### [SUPPLIED RECORDS]
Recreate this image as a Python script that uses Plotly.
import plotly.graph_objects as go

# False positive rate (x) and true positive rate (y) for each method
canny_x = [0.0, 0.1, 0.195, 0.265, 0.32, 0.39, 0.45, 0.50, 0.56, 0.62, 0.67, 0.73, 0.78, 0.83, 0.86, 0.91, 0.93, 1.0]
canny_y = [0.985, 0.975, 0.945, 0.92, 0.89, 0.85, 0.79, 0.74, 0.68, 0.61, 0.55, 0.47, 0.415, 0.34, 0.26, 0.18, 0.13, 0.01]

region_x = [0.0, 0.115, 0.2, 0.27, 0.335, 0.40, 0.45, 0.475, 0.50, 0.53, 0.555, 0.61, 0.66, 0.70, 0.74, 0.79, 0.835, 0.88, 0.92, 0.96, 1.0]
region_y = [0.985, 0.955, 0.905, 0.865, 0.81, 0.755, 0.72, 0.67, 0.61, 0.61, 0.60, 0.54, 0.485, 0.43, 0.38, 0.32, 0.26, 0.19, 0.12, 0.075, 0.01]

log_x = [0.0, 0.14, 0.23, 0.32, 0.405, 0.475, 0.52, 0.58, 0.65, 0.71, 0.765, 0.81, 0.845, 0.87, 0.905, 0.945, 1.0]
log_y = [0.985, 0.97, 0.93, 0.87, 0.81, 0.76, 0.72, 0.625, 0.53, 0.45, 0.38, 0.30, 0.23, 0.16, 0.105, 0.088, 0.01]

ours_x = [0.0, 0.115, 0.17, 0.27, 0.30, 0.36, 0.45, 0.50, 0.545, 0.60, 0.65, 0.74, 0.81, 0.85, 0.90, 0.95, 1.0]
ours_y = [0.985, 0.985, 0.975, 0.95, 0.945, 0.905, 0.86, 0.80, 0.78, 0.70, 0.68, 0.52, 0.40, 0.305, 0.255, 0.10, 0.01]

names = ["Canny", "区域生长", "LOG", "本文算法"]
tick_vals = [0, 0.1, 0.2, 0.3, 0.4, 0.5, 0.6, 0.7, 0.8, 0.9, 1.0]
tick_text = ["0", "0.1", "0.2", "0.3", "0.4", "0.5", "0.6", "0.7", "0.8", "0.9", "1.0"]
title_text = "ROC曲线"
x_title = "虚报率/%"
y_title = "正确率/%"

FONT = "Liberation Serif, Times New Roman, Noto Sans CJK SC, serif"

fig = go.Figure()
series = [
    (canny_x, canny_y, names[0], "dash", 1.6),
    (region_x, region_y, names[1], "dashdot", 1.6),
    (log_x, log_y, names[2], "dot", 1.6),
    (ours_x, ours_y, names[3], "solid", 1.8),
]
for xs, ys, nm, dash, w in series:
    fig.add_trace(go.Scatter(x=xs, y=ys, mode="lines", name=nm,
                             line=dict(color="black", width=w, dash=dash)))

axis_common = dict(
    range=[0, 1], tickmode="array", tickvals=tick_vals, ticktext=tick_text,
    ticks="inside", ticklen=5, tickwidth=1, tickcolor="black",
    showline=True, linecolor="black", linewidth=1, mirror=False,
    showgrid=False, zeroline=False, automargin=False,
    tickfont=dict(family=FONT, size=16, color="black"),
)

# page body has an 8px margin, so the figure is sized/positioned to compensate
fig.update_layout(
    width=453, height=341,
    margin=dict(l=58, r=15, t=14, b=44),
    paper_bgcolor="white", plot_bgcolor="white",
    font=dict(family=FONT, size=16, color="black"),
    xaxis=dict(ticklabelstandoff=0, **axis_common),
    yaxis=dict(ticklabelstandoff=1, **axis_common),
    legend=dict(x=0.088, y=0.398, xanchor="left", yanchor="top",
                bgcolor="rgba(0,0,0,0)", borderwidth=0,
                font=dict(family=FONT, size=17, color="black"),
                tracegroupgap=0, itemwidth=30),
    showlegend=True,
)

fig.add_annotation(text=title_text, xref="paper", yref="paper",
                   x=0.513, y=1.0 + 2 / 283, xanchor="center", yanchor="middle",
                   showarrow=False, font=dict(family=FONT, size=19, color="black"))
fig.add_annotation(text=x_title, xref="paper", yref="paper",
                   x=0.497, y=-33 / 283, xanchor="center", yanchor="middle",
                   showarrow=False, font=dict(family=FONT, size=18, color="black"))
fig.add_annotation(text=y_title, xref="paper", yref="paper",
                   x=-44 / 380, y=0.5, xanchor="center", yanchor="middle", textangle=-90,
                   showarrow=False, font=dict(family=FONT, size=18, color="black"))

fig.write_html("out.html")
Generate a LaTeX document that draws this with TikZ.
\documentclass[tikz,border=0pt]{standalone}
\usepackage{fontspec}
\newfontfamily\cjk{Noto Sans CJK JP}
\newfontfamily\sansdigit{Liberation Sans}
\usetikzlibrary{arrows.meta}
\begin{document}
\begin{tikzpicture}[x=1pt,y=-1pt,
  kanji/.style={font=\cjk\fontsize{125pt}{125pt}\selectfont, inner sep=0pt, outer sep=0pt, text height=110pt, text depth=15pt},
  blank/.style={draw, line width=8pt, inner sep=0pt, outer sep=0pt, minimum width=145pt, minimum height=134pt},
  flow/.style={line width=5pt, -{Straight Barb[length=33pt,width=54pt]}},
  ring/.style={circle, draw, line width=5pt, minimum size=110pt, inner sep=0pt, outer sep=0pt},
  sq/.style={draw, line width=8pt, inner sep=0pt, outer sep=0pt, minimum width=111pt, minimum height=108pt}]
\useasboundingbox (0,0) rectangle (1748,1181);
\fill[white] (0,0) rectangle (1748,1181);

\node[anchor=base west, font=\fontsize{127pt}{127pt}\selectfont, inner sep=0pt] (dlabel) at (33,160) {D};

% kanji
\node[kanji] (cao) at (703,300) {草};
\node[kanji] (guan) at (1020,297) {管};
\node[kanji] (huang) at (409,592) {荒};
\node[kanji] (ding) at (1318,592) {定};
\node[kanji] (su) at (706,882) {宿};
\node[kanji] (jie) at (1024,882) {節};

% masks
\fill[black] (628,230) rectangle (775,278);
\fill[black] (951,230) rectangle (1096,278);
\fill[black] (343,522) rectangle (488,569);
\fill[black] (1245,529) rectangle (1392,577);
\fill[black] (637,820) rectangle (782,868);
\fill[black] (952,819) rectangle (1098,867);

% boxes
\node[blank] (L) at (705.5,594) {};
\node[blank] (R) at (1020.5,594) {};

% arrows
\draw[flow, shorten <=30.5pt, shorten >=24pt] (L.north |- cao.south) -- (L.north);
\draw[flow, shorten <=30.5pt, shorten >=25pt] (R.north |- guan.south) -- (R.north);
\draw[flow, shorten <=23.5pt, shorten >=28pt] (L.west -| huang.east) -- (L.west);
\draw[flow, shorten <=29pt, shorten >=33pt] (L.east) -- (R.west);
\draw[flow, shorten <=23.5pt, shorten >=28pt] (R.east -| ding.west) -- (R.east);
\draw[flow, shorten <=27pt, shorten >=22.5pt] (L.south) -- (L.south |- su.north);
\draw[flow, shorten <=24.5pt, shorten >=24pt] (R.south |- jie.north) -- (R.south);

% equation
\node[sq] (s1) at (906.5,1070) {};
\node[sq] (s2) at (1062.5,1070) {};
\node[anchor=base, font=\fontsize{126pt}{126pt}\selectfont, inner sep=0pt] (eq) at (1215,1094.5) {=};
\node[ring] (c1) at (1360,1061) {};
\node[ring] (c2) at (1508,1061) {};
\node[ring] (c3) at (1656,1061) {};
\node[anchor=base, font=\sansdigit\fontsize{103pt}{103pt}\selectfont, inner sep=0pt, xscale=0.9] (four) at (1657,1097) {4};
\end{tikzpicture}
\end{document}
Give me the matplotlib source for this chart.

### [EXERCISE BRIEF]
Quote in full each line from the top of the records above through the line with "0.255, 0.10, 0.01]"; stop after that line.

### [EXPECTED ANSWER]
Recreate this image as a Python script that uses Plotly.
import plotly.graph_objects as go

# False positive rate (x) and true positive rate (y) for each method
canny_x = [0.0, 0.1, 0.195, 0.265, 0.32, 0.39, 0.45, 0.50, 0.56, 0.62, 0.67, 0.73, 0.78, 0.83, 0.86, 0.91, 0.93, 1.0]
canny_y = [0.985, 0.975, 0.945, 0.92, 0.89, 0.85, 0.79, 0.74, 0.68, 0.61, 0.55, 0.47, 0.415, 0.34, 0.26, 0.18, 0.13, 0.01]

region_x = [0.0, 0.115, 0.2, 0.27, 0.335, 0.40, 0.45, 0.475, 0.50, 0.53, 0.555, 0.61, 0.66, 0.70, 0.74, 0.79, 0.835, 0.88, 0.92, 0.96, 1.0]
region_y = [0.985, 0.955, 0.905, 0.865, 0.81, 0.755, 0.72, 0.67, 0.61, 0.61, 0.60, 0.54, 0.485, 0.43, 0.38, 0.32, 0.26, 0.19, 0.12, 0.075, 0.01]

log_x = [0.0, 0.14, 0.23, 0.32, 0.405, 0.475, 0.52, 0.58, 0.65, 0.71, 0.765, 0.81, 0.845, 0.87, 0.905, 0.945, 1.0]
log_y = [0.985, 0.97, 0.93, 0.87, 0.81, 0.76, 0.72, 0.625, 0.53, 0.45, 0.38, 0.30, 0.23, 0.16, 0.105, 0.088, 0.01]

ours_x = [0.0, 0.115, 0.17, 0.27, 0.30, 0.36, 0.45, 0.50, 0.545, 0.60, 0.65, 0.74, 0.81, 0.85, 0.90, 0.95, 1.0]
ours_y = [0.985, 0.985, 0.975, 0.95, 0.945, 0.905, 0.86, 0.80, 0.78, 0.70, 0.68, 0.52, 0.40, 0.305, 0.255, 0.10, 0.01]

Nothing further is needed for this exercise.